## Task instructions
Repeat the span of the entries below that starts at the line with "Reproduce this chart" and ends at the line with "elinewidth=lw, capsize=4.5, capthick=lw, zorder=1)", nothing more. Skip the pictures.
===== Supplied records =====
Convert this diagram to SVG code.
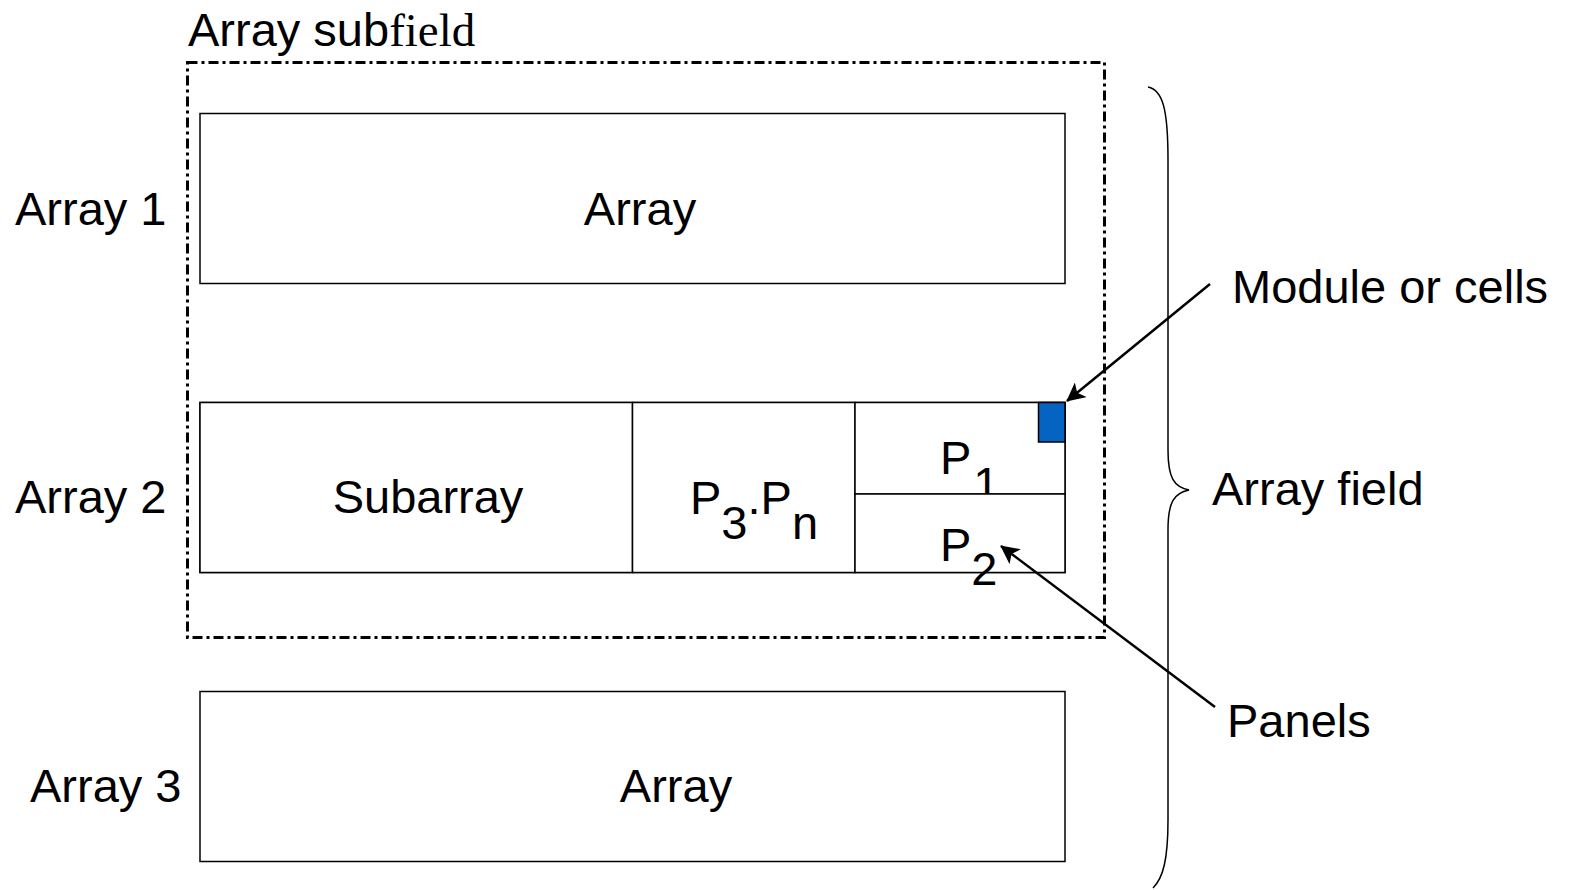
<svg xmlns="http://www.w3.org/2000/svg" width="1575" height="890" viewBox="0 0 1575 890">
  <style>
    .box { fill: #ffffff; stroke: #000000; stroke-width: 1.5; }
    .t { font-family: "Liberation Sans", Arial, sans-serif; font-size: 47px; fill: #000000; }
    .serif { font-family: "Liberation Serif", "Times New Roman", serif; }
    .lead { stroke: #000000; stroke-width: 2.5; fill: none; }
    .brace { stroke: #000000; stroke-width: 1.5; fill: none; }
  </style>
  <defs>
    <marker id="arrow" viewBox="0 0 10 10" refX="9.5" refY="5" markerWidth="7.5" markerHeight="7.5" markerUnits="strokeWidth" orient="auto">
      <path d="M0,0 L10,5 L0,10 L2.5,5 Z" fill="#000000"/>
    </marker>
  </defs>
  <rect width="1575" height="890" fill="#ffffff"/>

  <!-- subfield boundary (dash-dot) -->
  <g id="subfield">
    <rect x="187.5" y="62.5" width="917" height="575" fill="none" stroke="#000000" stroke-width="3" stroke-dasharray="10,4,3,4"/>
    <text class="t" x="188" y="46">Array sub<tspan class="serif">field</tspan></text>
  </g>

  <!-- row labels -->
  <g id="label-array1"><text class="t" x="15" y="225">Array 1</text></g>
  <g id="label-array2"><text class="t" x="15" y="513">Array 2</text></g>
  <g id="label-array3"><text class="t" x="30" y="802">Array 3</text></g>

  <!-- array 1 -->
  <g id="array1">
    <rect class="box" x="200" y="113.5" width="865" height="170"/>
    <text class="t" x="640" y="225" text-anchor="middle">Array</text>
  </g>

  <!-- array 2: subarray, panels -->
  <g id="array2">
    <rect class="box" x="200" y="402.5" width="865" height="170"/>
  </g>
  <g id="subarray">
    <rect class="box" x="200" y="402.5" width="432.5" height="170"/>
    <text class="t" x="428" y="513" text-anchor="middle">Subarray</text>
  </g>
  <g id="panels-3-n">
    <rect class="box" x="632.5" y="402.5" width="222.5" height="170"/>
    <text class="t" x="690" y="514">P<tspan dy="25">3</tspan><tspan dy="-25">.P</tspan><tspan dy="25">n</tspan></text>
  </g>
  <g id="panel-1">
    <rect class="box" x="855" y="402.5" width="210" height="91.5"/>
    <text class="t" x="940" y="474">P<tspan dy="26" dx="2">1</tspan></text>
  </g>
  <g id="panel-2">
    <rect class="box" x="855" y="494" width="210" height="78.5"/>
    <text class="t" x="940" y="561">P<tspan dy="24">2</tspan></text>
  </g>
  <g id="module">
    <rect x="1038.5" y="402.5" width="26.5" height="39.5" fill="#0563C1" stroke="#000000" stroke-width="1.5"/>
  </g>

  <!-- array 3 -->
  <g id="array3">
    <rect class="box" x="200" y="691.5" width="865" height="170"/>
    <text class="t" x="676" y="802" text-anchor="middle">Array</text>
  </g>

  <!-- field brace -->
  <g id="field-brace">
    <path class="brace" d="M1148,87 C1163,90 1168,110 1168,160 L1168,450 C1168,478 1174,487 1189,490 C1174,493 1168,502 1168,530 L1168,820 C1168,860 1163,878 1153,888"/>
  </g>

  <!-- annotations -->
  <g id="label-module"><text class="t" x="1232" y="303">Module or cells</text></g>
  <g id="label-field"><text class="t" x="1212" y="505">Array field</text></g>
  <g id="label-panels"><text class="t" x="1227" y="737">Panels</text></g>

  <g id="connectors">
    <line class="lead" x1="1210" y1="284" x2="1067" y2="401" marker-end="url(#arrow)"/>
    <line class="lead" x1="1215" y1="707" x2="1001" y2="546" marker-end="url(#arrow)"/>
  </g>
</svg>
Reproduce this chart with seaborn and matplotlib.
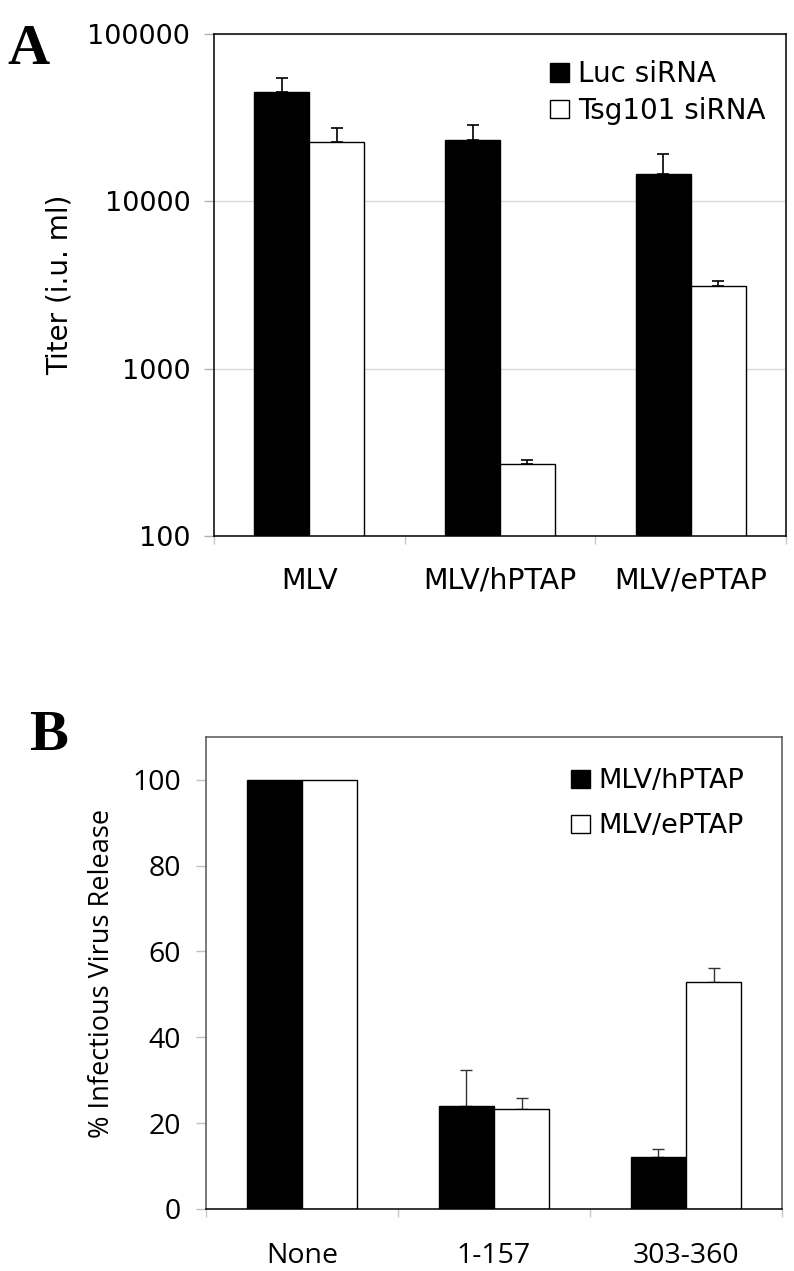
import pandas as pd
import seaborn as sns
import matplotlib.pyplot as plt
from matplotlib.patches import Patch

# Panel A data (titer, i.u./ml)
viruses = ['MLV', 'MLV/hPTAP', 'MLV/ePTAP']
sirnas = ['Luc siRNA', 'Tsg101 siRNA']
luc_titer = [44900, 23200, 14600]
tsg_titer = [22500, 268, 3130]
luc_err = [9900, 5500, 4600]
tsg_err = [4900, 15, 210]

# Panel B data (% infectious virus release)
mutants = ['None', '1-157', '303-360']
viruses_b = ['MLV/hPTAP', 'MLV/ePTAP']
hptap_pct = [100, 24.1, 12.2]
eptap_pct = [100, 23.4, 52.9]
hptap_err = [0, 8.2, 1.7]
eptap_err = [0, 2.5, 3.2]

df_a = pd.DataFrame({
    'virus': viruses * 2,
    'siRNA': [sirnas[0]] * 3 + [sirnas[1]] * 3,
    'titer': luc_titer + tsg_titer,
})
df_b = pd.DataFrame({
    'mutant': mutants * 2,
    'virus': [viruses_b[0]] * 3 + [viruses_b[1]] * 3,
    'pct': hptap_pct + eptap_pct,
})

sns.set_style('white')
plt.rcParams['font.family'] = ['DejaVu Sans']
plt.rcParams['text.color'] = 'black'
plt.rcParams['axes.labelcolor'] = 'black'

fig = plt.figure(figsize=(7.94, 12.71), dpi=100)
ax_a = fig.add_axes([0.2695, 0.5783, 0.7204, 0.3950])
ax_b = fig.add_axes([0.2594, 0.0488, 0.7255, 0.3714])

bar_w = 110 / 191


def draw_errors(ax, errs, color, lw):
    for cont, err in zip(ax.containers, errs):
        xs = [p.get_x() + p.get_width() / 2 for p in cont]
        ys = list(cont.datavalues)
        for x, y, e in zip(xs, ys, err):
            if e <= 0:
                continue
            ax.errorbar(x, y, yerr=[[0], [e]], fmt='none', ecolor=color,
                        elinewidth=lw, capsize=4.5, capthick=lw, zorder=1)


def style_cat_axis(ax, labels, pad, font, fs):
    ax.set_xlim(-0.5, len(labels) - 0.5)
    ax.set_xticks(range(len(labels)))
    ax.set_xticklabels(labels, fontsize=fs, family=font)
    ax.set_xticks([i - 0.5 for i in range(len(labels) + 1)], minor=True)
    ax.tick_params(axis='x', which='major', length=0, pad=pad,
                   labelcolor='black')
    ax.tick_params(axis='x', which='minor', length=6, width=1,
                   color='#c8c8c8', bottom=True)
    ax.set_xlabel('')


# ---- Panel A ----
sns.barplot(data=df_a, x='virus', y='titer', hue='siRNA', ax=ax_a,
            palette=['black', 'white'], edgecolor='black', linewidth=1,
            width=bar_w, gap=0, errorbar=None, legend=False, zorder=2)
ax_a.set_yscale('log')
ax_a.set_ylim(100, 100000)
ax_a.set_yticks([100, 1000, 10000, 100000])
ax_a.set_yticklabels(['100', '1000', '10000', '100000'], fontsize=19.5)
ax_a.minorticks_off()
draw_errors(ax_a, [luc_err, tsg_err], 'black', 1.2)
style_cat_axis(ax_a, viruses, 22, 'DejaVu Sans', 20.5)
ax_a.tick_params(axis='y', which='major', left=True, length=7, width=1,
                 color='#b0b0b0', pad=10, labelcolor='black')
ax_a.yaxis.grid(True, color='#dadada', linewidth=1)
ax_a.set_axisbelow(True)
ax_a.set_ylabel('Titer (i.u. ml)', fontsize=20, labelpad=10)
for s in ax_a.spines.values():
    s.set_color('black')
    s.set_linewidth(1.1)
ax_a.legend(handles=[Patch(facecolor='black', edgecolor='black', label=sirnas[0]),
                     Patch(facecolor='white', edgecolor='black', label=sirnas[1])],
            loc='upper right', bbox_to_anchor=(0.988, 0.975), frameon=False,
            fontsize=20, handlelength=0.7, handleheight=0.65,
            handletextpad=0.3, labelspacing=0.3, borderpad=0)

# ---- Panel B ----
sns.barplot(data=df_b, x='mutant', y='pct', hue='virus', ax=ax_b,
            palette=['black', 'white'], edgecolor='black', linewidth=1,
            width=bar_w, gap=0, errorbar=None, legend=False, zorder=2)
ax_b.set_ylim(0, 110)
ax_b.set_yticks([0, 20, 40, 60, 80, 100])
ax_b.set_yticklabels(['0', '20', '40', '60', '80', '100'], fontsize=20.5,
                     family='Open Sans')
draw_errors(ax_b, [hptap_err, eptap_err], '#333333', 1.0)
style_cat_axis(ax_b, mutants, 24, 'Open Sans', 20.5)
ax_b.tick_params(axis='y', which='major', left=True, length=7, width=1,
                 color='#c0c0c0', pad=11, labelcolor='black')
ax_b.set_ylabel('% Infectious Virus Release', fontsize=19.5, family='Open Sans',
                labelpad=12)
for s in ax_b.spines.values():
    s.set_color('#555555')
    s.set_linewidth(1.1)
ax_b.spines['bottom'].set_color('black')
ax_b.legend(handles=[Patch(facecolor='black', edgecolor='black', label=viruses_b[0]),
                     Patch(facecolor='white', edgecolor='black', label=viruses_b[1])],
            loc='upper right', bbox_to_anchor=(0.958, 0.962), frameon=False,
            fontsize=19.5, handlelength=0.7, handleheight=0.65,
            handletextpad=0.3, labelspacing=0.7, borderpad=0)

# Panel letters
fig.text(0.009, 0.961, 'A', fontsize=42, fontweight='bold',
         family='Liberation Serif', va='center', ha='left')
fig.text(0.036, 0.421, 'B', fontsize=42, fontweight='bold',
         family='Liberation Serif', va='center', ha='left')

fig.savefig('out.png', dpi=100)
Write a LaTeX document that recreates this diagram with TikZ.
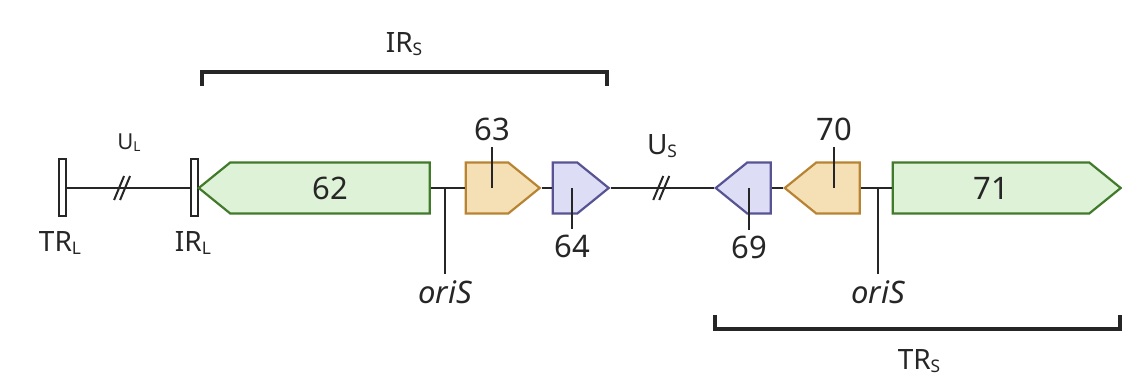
=====
## Result of the exercise
Reproduce this chart with seaborn and matplotlib.
import pandas as pd
import seaborn as sns
import matplotlib.pyplot as plt
from matplotlib.patches import Patch

# Panel A data (titer, i.u./ml)
viruses = ['MLV', 'MLV/hPTAP', 'MLV/ePTAP']
sirnas = ['Luc siRNA', 'Tsg101 siRNA']
luc_titer = [44900, 23200, 14600]
tsg_titer = [22500, 268, 3130]
luc_err = [9900, 5500, 4600]
tsg_err = [4900, 15, 210]

# Panel B data (% infectious virus release)
mutants = ['None', '1-157', '303-360']
viruses_b = ['MLV/hPTAP', 'MLV/ePTAP']
hptap_pct = [100, 24.1, 12.2]
eptap_pct = [100, 23.4, 52.9]
hptap_err = [0, 8.2, 1.7]
eptap_err = [0, 2.5, 3.2]

df_a = pd.DataFrame({
    'virus': viruses * 2,
    'siRNA': [sirnas[0]] * 3 + [sirnas[1]] * 3,
    'titer': luc_titer + tsg_titer,
})
df_b = pd.DataFrame({
    'mutant': mutants * 2,
    'virus': [viruses_b[0]] * 3 + [viruses_b[1]] * 3,
    'pct': hptap_pct + eptap_pct,
})

sns.set_style('white')
plt.rcParams['font.family'] = ['DejaVu Sans']
plt.rcParams['text.color'] = 'black'
plt.rcParams['axes.labelcolor'] = 'black'

fig = plt.figure(figsize=(7.94, 12.71), dpi=100)
ax_a = fig.add_axes([0.2695, 0.5783, 0.7204, 0.3950])
ax_b = fig.add_axes([0.2594, 0.0488, 0.7255, 0.3714])

bar_w = 110 / 191


def draw_errors(ax, errs, color, lw):
    for cont, err in zip(ax.containers, errs):
        xs = [p.get_x() + p.get_width() / 2 for p in cont]
        ys = list(cont.datavalues)
        for x, y, e in zip(xs, ys, err):
            if e <= 0:
                continue
            ax.errorbar(x, y, yerr=[[0], [e]], fmt='none', ecolor=color,
                        elinewidth=lw, capsize=4.5, capthick=lw, zorder=1)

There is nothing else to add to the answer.